But it's the students who offer the best potential to make change happen. Unburdened by mortgages and families, young people have the least to lose and the most to gain
by overcoming a trend that is turning the majority of U.S. citizens
into modern day serfs. And it's students' newfound understanding
of the linkage between neoliberal economics and the collapse of public
education that may push the kind of change that Barack Obama never
imagined
in his wildest dreams.

As Will Parrish and Darwin Bond-Graham write in their latest column for Counterpunch titled "WE Make the University Crisis": "Something new is afoot here."

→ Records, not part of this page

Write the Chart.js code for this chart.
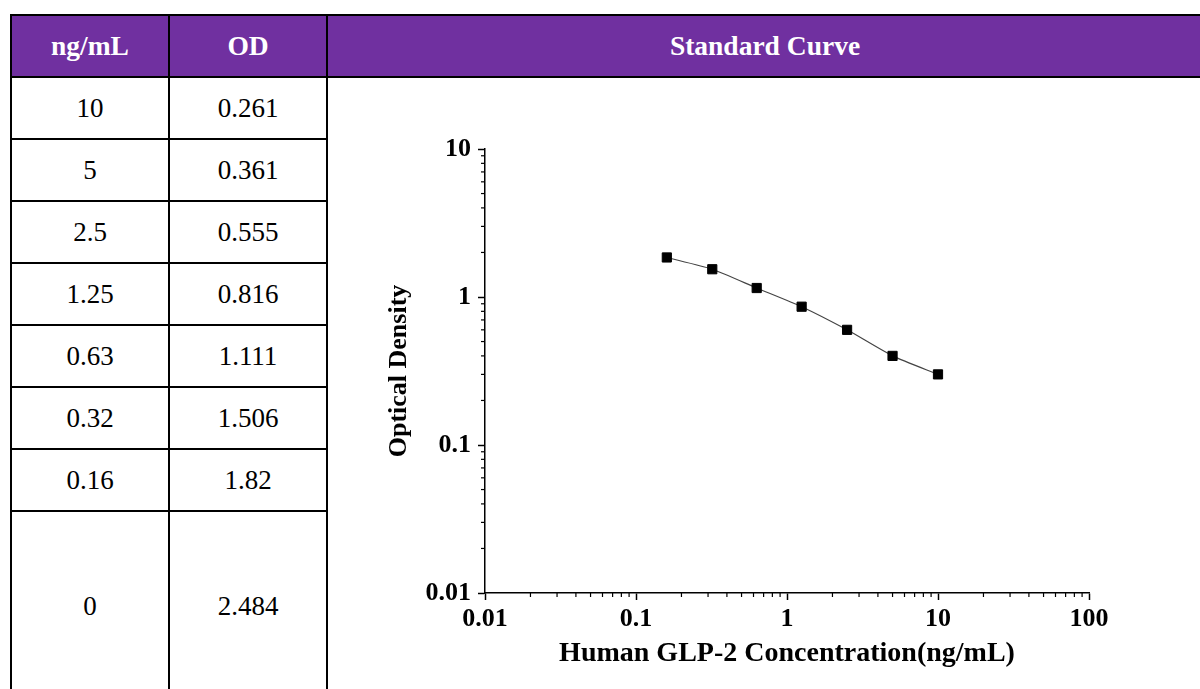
<!DOCTYPE html>
<html>
<head>
<meta charset="utf-8">
<script src="https://cdn.jsdelivr.net/npm/chart.js@4.4.1/dist/chart.umd.min.js"></script>
<style>
  html, body { margin: 0; padding: 0; background: #fff; width: 1200px; height: 689px; overflow: hidden; }
  body { position: relative; }
  table {
    position: absolute; left: 10px; top: 14px;
    border-collapse: collapse; table-layout: fixed; width: 1194px;
  }
  td, th {
    border: 2px solid #000; text-align: center; padding: 0; color: #000;
    font-family: "Liberation Serif", "Times New Roman", serif; font-size: 27px;
  }
  th { background: #7030A0; color: #fff; font-weight: bold; height: 60px; font-size: 27.5px; }
  td { height: 60px; font-weight: normal; }
  td.last { height: 188px; }
  #plot { position: absolute; left: 330px; top: 79px; width: 868px; height: 610px; }
</style>
</head>
<body>
<table id="tbl">
  <colgroup><col style="width:158px"><col style="width:158px"><col></colgroup>
  <thead><tr><th>ng/mL</th><th>OD</th><th>Standard Curve</th></tr></thead>
  <tbody id="rows"></tbody>
</table>
<div id="plot"><canvas id="standard-curve"></canvas></div>
<script>
// table values
var concLabels = ["10", "5", "2.5", "1.25", "0.63", "0.32", "0.16", "0"];
var odLabels = ["0.261", "0.361", "0.555", "0.816", "1.111", "1.506", "1.82", "2.484"];

// plotted curve
var concValues = [0.16, 0.32, 0.63, 1.25, 2.5, 5, 10];
var odValues = [1.85, 1.54, 1.15, 0.86, 0.60, 0.40, 0.30];

var xTicks = [0.01, 0.1, 1, 10, 100];
var yTicks = [0.01, 0.1, 1, 10];

var rows = document.getElementById("rows");
concLabels.forEach(function(c, i) {
  var tr = document.createElement("tr");
  var last = i === concLabels.length - 1;
  tr.innerHTML = '<td' + (last ? ' class="last"' : '') + '>' + c + '</td><td' + (last ? ' class="last"' : '') + '>' + odLabels[i] + '</td>';
  if (i === 0) {
    var cell = document.createElement("td");
    cell.rowSpan = concLabels.length;
    tr.appendChild(cell);
  }
  rows.appendChild(tr);
});

var serif = "'Liberation Serif', 'Times New Roman', serif";

// short minor ticks outside both axes
var minorTicks = {
  id: "minorTicks",
  afterDraw: function(chart) {
    var c = chart.ctx;
    c.save();
    c.strokeStyle = "#000";
    c.lineWidth = 1.2;
    ["x", "y"].forEach(function(id) {
      var s = chart.scales[id];
      var ticks = id === "x" ? xTicks : yTicks;
      for (var d = 0; d < ticks.length - 1; d++) {
        for (var k = 2; k < 10; k++) {
          var p = s.getPixelForValue(ticks[d] * k);
          c.beginPath();
          if (id === "x") {
            c.moveTo(p, chart.chartArea.bottom);
            c.lineTo(p, chart.chartArea.bottom + 4);
          } else {
            c.moveTo(chart.chartArea.left, p);
            c.lineTo(chart.chartArea.left - 4, p);
          }
          c.stroke();
        }
      }
    });
    c.restore();
  }
};

var ctx = document.getElementById("standard-curve");

var chart = new Chart(ctx, {
  type: "line",
  data: {
    datasets: [{
      data: concValues.map(function(x, i) { return { x: x, y: odValues[i] }; }),
      borderColor: "#444",
      borderWidth: 1.2,
      tension: 0.2,
      pointStyle: "rect",
      pointRadius: 6.5,
      pointBorderWidth: 1,
      pointBackgroundColor: "#000",
      pointBorderColor: "#000",
      fill: false
    }]
  },
  options: {
    responsive: true,
    maintainAspectRatio: false,
    animation: false,
    layout: { padding: { left: 0, top: 70, right: 109, bottom: 0 } },
    plugins: { legend: { display: false }, tooltip: { enabled: false } },
    scales: {
      x: {
        type: "logarithmic",
        min: 0.01,
        max: 100,
        afterBuildTicks: function(s) { s.ticks = xTicks.map(function(v) { return { value: v, major: true }; }); },
        afterFit: function(s) { s.height = 96; },
        grid: { drawOnChartArea: false, tickLength: 7, tickColor: "#000", tickWidth: 1.5 },
        border: { color: "#000", width: 1.5 },
        ticks: {
          autoSkip: false, maxRotation: 0, padding: 4, color: "#000",
          font: { family: serif, size: 26, weight: "bold", lineHeight: 1.2 },
          callback: function(v) { return String(v); }
        },
        title: {
          display: true, text: "Human GLP-2 Concentration(ng/mL)", color: "#000",
          font: { family: serif, size: 28, weight: "bold", lineHeight: 1.2 },
          padding: { top: 0, bottom: 18 }
        }
      },
      y: {
        type: "logarithmic",
        min: 0.01,
        max: 10,
        afterBuildTicks: function(s) { s.ticks = yTicks.map(function(v) { return { value: v, major: true }; }); },
        afterFit: function(s) { s.width = 155; },
        grid: { drawOnChartArea: false, tickLength: 7, tickColor: "#000", tickWidth: 1.5 },
        border: { color: "#000", width: 1.5 },
        ticks: {
          autoSkip: false, padding: 7, color: "#000",
          font: { family: serif, size: 26, weight: "bold", lineHeight: 1.2 },
          callback: function(v) { return String(v); }
        },
        title: {
          display: true, text: "Optical Density", color: "#000",
          font: { family: serif, size: 26, weight: "bold", lineHeight: 1.2 },
          padding: { top: 54, bottom: 0 }
        }
      }
    }
  },
  plugins: [minorTicks]
});
</script>
</body>
</html>
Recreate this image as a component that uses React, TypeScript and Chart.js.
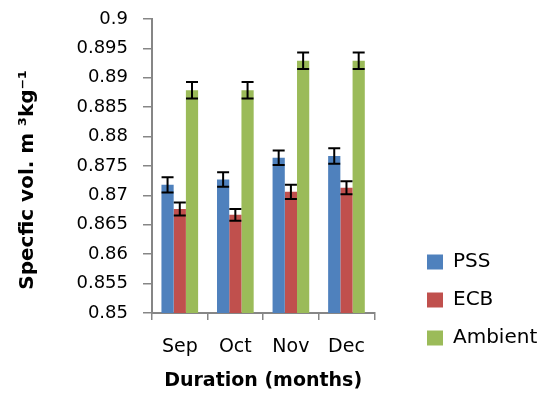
import React, { useEffect, useRef } from "react";
import { Chart, registerables } from "chart.js";

Chart.register(...registerables);

const categories = ["Sep", "Oct", "Nov", "Dec"];
const seriesNames = ["PSS", "ECB", "Ambient"];
const pssValues = [0.8718, 0.8727, 0.8764, 0.8767];
const pssErrors = [0.0013, 0.00125, 0.00125, 0.0013];
const ecbValues = [0.8677, 0.8667, 0.8706, 0.8713];
const ecbErrors = [0.0011, 0.001, 0.0012, 0.0011];
const ambientValues = [0.8879, 0.8879, 0.8929, 0.8929];
const ambientErrors = [0.0014, 0.0014, 0.0014, 0.0014];
const yMin = 0.85;
const yMax = 0.9;
const yStep = 0.005;
const xTitle = "Duration (months)";
const yTitle = "Specfic vol. m \u00B3kg\u207B\u00B9    ";

const colors = ["#4F81BD", "#C0504D", "#9BBB59"];
const FONT = "'DejaVu Sans', 'Open Sans', sans-serif";

const errorLists = [pssErrors, ecbErrors, ambientErrors];

const errorBarPlugin = {
  id: "errorBars",
  afterDatasetsDraw(chart: any) {
    const ctx = chart.ctx;
    const y = chart.scales.y;
    chart.data.datasets.forEach((ds: any, i: number) => {
      const meta = chart.getDatasetMeta(i);
      const errs = errorLists[i];
      meta.data.forEach((bar: any, j: number) => {
        const v = ds.data[j];
        const e = errs[j];
        const top = y.getPixelForValue(v + e);
        const bot = y.getPixelForValue(v - e);
        const x = bar.x;
        const hw = 6;
        ctx.save();
        ctx.strokeStyle = "#000";
        ctx.lineWidth = 2;
        ctx.beginPath();
        ctx.moveTo(x, top);
        ctx.lineTo(x, bot);
        ctx.moveTo(x - hw, top);
        ctx.lineTo(x + hw, top);
        ctx.moveTo(x - hw, bot);
        ctx.lineTo(x + hw, bot);
        ctx.stroke();
        ctx.restore();
      });
    });
  },
};

const legendPlacePlugin = {
  id: "legendPlace",
  afterLayout(chart: any) {
    const lg = chart.legend;
    if (!lg) return;
    lg.left = 409;
    lg.right = 547;
    lg.top = 234;
    lg.bottom = 390;
  },
};

export default function App() {
  const canvasRef = useRef<HTMLCanvasElement | null>(null);

  useEffect(() => {
    if (!canvasRef.current) return;
    const chart = new Chart(canvasRef.current, {
      type: "bar",
      data: {
        labels: categories,
        datasets: [
          { label: seriesNames[0], data: pssValues, backgroundColor: colors[0] },
          { label: seriesNames[1], data: ecbValues, backgroundColor: colors[1] },
          { label: seriesNames[2], data: ambientValues, backgroundColor: colors[2] },
        ],
      },
      options: {
        responsive: false,
        animation: false,
        layout: { padding: { top: 19, left: 0, right: 48, bottom: 0 } },
        datasets: {
          bar: { categoryPercentage: 0.66, barPercentage: 1.0 },
        },
        plugins: {
          tooltip: { enabled: false },
          legend: {
            position: "right",
            align: "start",
            labels: {
              boxWidth: 16,
              boxHeight: 15,
              padding: 18,
              color: "#000",
              font: { family: FONT, size: 20 },
            },
          },
        },
        scales: {
          x: {
            afterFit(scale: any) {
              scale.height = 87;
              scale.paddingTop = 0;
            },
            grid: {
              drawOnChartArea: false,
              offset: true,
              tickLength: 7,
              color: "#868686",
              lineWidth: 1.5,
            },
            border: { color: "#868686", width: 2 },
            ticks: {
              color: "#000",
              padding: 16,
              font: { family: FONT, size: 19 },
            },
            title: {
              display: true,
              text: xTitle,
              color: "#000",
              padding: { top: 0, bottom: 8 },
              font: { family: FONT, size: 19, weight: "bold" },
            },
          },
          y: {
            min: yMin,
            max: yMax,
            afterFit(scale: any) {
              scale.width = 152;
              scale.paddingTop = 10;
              scale.paddingBottom = 10;
            },
            grid: {
              drawOnChartArea: false,
              tickLength: 9,
              color: "#868686",
              lineWidth: 1.5,
            },
            border: { color: "#868686", width: 2 },
            ticks: {
              stepSize: yStep,
              color: "#000",
              padding: 15,
              font: { family: FONT, size: 18 },
              callback: (v: any) => String(parseFloat(Number(v).toFixed(3))),
            },
            title: {
              display: true,
              text: yTitle,
              color: "#000",
              padding: { top: 16, bottom: 0 },
              font: { family: FONT, size: 20, weight: "bold" },
            },
          },
        },
      },
      plugins: [errorBarPlugin, legendPlacePlugin],
    });
    return () => chart.destroy();
  }, []);

  return (
    <div style={{ position: "fixed", left: 0, top: 0, width: 547, height: 400, background: "#fff" }}>
      <canvas ref={canvasRef} width={547} height={400} />
    </div>
  );
}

This new student movement, informed by both the successes and failures of movements past, has the potential to probe more deeply into the inherent flaws that plague the American
system and thus to achieve more in the way of establishing something
closer to real democracy. Young people are especially fed up with
seeing
public dollars line the pockets of the economic elites while education,
and steady employment, increasingly become an unattainable dream. Those

young people tenacious and fortunate enough to make it through the
system
leave school saddled with crushing debt and facing a job market that
is dicey at best.

Even as students in large numbers begin to pick up their placards and march, occupy offices and blockade freeway ramps, the state's machinery of repression is oiled-up and
ready to roll. A recent article in Harper's magazine
titled "The Soft-Kill Solution" describes in grisly detail the expanding

arsenal of non-lethal weapons being developed and tested for crowd
control,
mostly with government funding. The United States now hosts on
its soil battle-hardened army brigades trained in places like Fallujah
to deal with civil unrest. In a previous post to this site, we
discussed HR 645, a bill to establish six command-and-control "emergency

centers" under the direction of FEMA and located throughout the
continental
United States. We have also pointed to the series of single-bid
contracts that the Army Corps of Engineers has entered into with
Halliburton
subsidiary Kellogg, Brown and Root (KBR) to build detention camps at
undisclosed locations. ("Rule by Fear or Rule by Law," Common
Dreams, 2/4/08)

The latest bombshell is the "Enemy Belligerent, Interrogation, Detention, and Prosecution Act of 2010" recently reported by Marc Ambinder on The Atlantic website.
This bill, introduced by Sens. John McCain and Joseph Lieberman this
month, sets out a comprehensive policy for the detention, interrogation
and trial of "suspected enemy belligerents who are believed to have
engaged in hostilities against the United States requiring these
individuals
to be held in military custody, interrogated for their intelligence
value and not provided with a Miranda warning."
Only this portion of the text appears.